HEALTH MINISTER & TEAM DOING A GREAT JOB DESPITE THE CHALLENGES IN COVID 19 SAYS MALAYSIA ASEAN APEC LEAD CONSUMERIST PROF DR JACOB GEORGE

HEALTH MINISTER & TEAM DOING A GREAT JOB DESPITE THE CHALLENGES IN COVID 19 SAYS MALAYSIA ASEAN APEC LEAD CONSUMERIST PROF DR JACOB GEORGE

I am surprised that an opposition politician feels that Health Minister Adham Baba should explain in Parliament during the ministerial winding-up stage of the Budget 2021 debate why after 11 months, the government has failed to incorporate private healthcare in the fight against Covid-19 epidemic with the under-utilization of the sector’s capabilities.

I do not understand why such a matter needs to be politicized but for political desperadoes and ghost writers running short on topic for the masters?

I am certain that the private healthcare sector is welcome to join in the addressing of the Covid pandemic in Malaysia.

But to do that we should discuss that ‘elephant in the room’ namely the billing system and cost!

This is not simple to implement.

We all know that private hospitals are profit oriented.

First they must decide that they want to be part and parcel of this mission.

Secondly, it will be challenging how they will address the cost and billing system to match that of the public sector.

We must remember that there are enough examples of how certain private hospitals had taken in risky cases, even transplants, billed the patient a fortune then when complications arose or finances run out or the insurance coverage, they had come to the public sector with horror stories.

As a consumer advocate who comes from a family of medical practitioners,  which includes my wife, and in my case, who has clocked in over 40 years in public policy initiatives and issues, and many on healthcare issues, I fully agree that it would be marvelous if there is a marriage of duty between Malaysia’s public and private healthcare in the country’s management of Covid-19 as well as other healthcare needs.

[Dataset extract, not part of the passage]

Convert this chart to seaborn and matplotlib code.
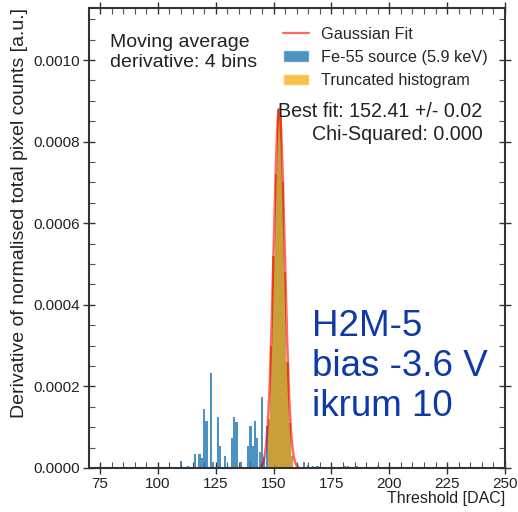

But to do that let us address all periphery issues and not just make statements that raises more doubts and anger rather than provides solutions to a challenge we are currently facing.

We should never forgot that several notable practitioners in private healthcare are there not because they wanted to be but injustices, politics, favoritism, lack of promotions and a path for advancement implemented by the deep state forced them to leave the public sector.

So how would they feel at this over tune?

Many still angry how they were treated!

Are they included in the conversation?

What it looks now is this call is made because many Clinics and hospitals nationwide were reporting reduced patient attendance, some by as much as 70 percent to 80 percent with significant income reduction and sustainability of their practice severely threatened.

So it is more a survival instinct response rather than coming in with a conviction and dedication that they want to help and being prepared to drop drastically both the professional and hospital chargers!

It is food for thought for the 7,000 plus Health Ministry-trained general practitioners (GPs) and around 3,000 plus private specialists serving in more than 200 private hospitals, which includes the 2018 figures of 14,649 doctors, 5,174 pharmacists and 34,874 nurses nationwide.

In the meantime, Health Minister Adham Baba and team are doing their very best with what is available and I have full confidence in the Ministry of Health leadership and importantly the front liners.

In fact, I told him personally recently.

So can we depoliticize healthcare issues in our obsession to run down our political opponents?